Collaborative group interview

Victoria Callaghan: Market Development Manager at BASF

With over 30 years in the industry, Victoria works for the largest chemical company in the world, BASF. She took part in the previous Retail Institute research, and the Collaborative Group findings have further helped her to develop her stance on sustainability within the context of petrochemicals, such as plastic packaging.

Victoria Callaghan: Market Development Manager at BASF

Key Benefits from the Group

Having key industry decision makers as part of the Collaborative Group was one of the highlights for Victoria, as it allowed for exploration of challenges associated with packaging from multiple viewpoints. She noted that this approach helped to remove the ‘wait’ in trying to tackle problems in the sector, as agreements on strategic long-term direction could be jointly made. Futures & Foresight helped Victoria change her mind set during the data analysis stage, and rather than drawing solely from historical data to draw conclusions from, she now shifts the thinking into the ‘preferable’ environmental and business future, applying the 30-year lens and creating actionable pathway accordingly.

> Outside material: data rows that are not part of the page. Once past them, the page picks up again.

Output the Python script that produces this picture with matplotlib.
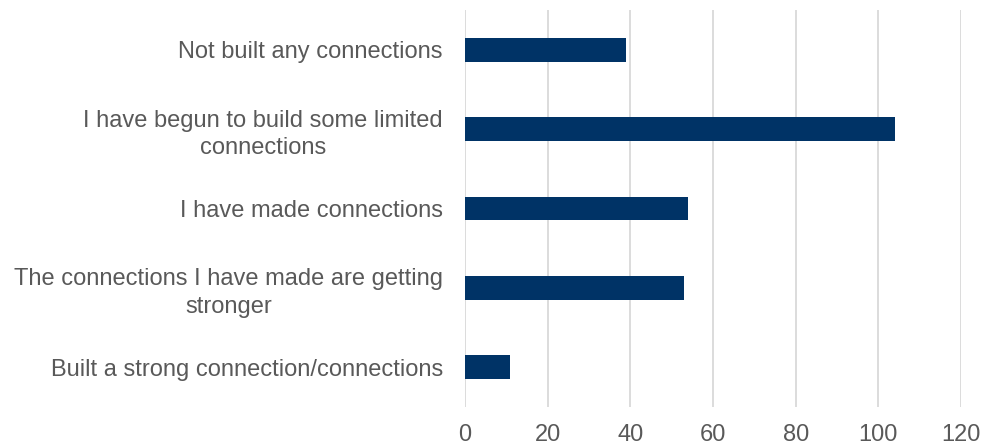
import matplotlib
matplotlib.use("Agg")
import matplotlib.pyplot as plt

categories = [
    "Not built any connections",
    "I have begun to build some limited\nconnections",
    "I have made connections",
    "The connections I have made are getting\nstronger",
    "Built a strong connection/connections",
]
values = [39, 104, 54, 53, 11]
xticks = [0, 20, 40, 60, 80, 100, 120]

plt.rcParams['font.family'] = ['Liberation Sans', 'DejaVu Sans']

fig = plt.figure(figsize=(9.84, 4.45), dpi=100)
ax = fig.add_axes([465/984, 1-407/445, 496/984, 397/445])

y = list(range(len(categories)))
ax.barh(y, values, height=0.3, color="#003366", zorder=3)
ax.set_ylim(len(categories)-0.5, -0.5)
ax.set_xlim(0, 120)
ax.set_xticks(xticks)
ax.set_xticklabels([str(t) for t in xticks])
ax.set_yticks(y)
ax.set_yticklabels(categories, ha='right', multialignment='center', linespacing=1.3)

ax.grid(axis='x', color='#d9d9d9', linewidth=1.3, zorder=0)
for s in ax.spines.values():
    s.set_visible(False)
ax.tick_params(axis='both', length=0, colors='#595959', labelsize=17)
ax.tick_params(axis='x', pad=12)
ax.tick_params(axis='y', pad=16)

fig.savefig("out.png", dpi=100)
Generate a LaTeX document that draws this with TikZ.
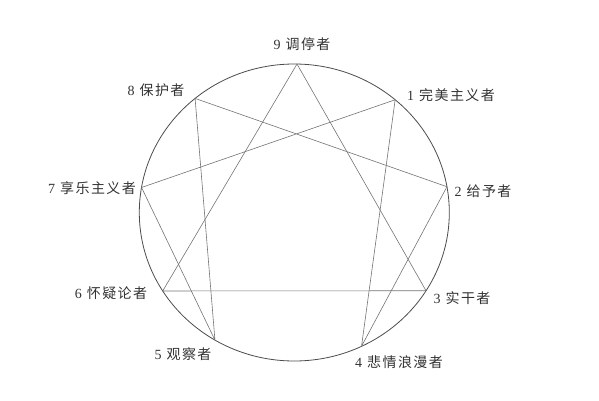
\documentclass[tikz,border=0pt]{standalone}
\usepackage{fontspec}
\setmainfont{Liberation Serif}
\newfontfamily\cjk[LetterSpace=10]{Noto Sans CJK SC}
\definecolor{ringcol}{gray}{0.3}
\definecolor{starcol}{gray}{0.45}
\definecolor{textcol}{gray}{0.2}
\tikzset{
  ring/.style={draw=ringcol, line width=0.8pt},
  star/.style={draw=starcol, line width=0.6pt, line join=round},
  typelabel/.style={text=textcol, inner sep=0pt, font=\fontsize{14}{16}\selectfont}
}
\newcommand{\typename}[2]{#1\hspace{5pt}{\cjk #2}}
\begin{document}
\begin{tikzpicture}[x=1pt,y=1pt]
    \useasboundingbox (0,0) rectangle (599,400);

    % Circle
    \coordinate (c) at (294.3,187.5);
    \draw[ring] (c) ellipse (155 and 148.5);

    % Points on the circle
    \foreach \n/\a in {9/89,1/49.4,2/10,3/-31.8,4/-64.3,5/239.2,6/211.9,7/170.3,8/129.8}
        \coordinate (p\n) at ([shift={(\a:155 and 148.5)}]c);

    % Triangle
    \draw[star] (p9) -- (p3) -- (p6) -- cycle;
    % Hexad
    \draw[star] (p1) -- (p4) -- (p2) -- (p8) -- (p5) -- (p7) -- cycle;

    % Labels
    \node[typelabel] (l9) at (302,356) {\typename{9}{调停者}};
    \node[typelabel] (l1) at (451,305) {\typename{1}{完美主义者}};
    \node[typelabel] (l2) at (483,209) {\typename{2}{给予者}};
    \node[typelabel] (l3) at (462,102) {\typename{3}{实干者}};
    \node[typelabel] (l4) at (399,38) {\typename{4}{悲情浪漫者}};
    \node[typelabel] (l5) at (183,46) {\typename{5}{观察者}};
    \node[typelabel] (l6) at (111,107) {\typename{6}{怀疑论者}};
    \node[typelabel] (l7) at (92,212) {\typename{7}{享乐主义者}};
    \node[typelabel] (l8) at (156,310) {\typename{8}{保护者}};

\end{tikzpicture}
\end{document}
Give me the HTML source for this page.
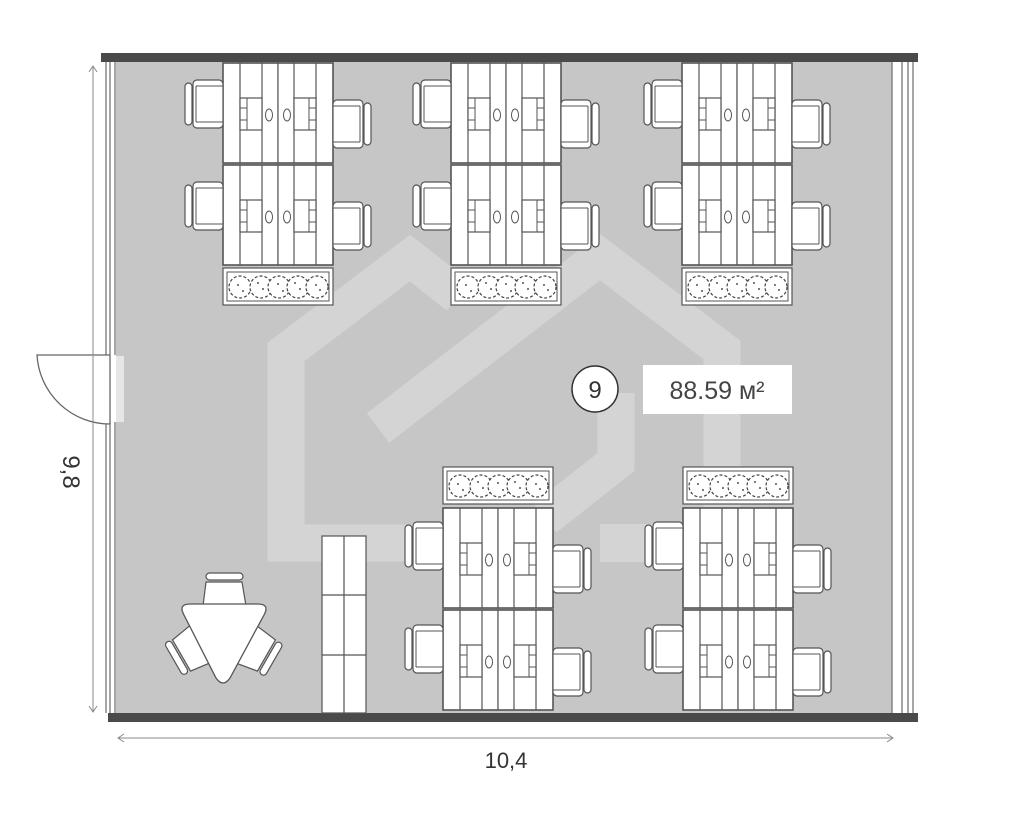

Large organisations, such as BASF, have strong vision and ideas on how to make what they produce more sustainable, but they find it challenging to apply new ways of thinking and strategising. For example, BASF works on a number of initiatives, including carbon offsetting or the development of innovative packaging materials by using organic matter instead of oil and gas in the steam crackers. The latter can result in traditionally looking and performing packaging material, which can encourage a wider adoption of non-fossil fuel-based materials in the fast-moving consumer goods (FMCG) sector. Understanding where their products end up at the end-of-life stage is where BASF is driving research and investment to eliminate waste and introduce efficiencies.

BASF Challenges

BASF, as an organisation, sits at the beginning of the supply chain, meaning that it produces the raw material that other companies convert into packaging. However, they also use packaging themselves, exposing them to regulatory pressures from new taxes such as the Packaging Tax, something they did not anticipate. For instance, BASF has long transported products such as plastic pellets in one-tonne tanks. With the introduction of new products containing recycled content—which may have restrictions on their applications, such as suitability for food-contact versus non-food-contact uses—BASF must carefully manage how these materials are handled alongside virgin materials. This is essential to ensure that the integrity of the other 6,000 products transported in the same tanks is not compromised.

Placing Sustainability First

Being a chemical company means that BASF sources raw materials from the Earth, such as oil and gas, raising supply chain challenges around emissions. The ethos of the company is to ensure that for every tonne of product that BASF produces, to saves three times the CO2 emissions, which is why they are heavily investing into electrifying their operations using renewable energy, for example, from wind turbines.

BASF has helped develop a paper bottle that can hold alcohol, shampoo, water – an idea which came from attempting to replace a trillion single-use plastic bottles. The original concept stemmed from the challenge of serving alcoholic drinks at music festivals where you can’t use glass, but then it went further, and other applications like uses for laundry detergent. Victoria highlights that BASF is not anti-plastic and sees it as an important material that has its place in the market; however, they cannot ignore the issues caused by its leakage into the environment at the end of life, something they cannot control, yet can help resolve in certain product categories by developing alternatives in pulp. Pulp in the environment, if leaked at the end of life, will take a much shorter time to disintegrate, limiting pollution.

BASF has their own sustainability team, which runs seminars, open customer days where they talk about topics like mass balance, recycling and ChemCycling.

Overall, Victoria found the Collaborative Group research highly useful, and it will continue to help BASF to apply a long-term lens in their innovations to ensure a sustainable future.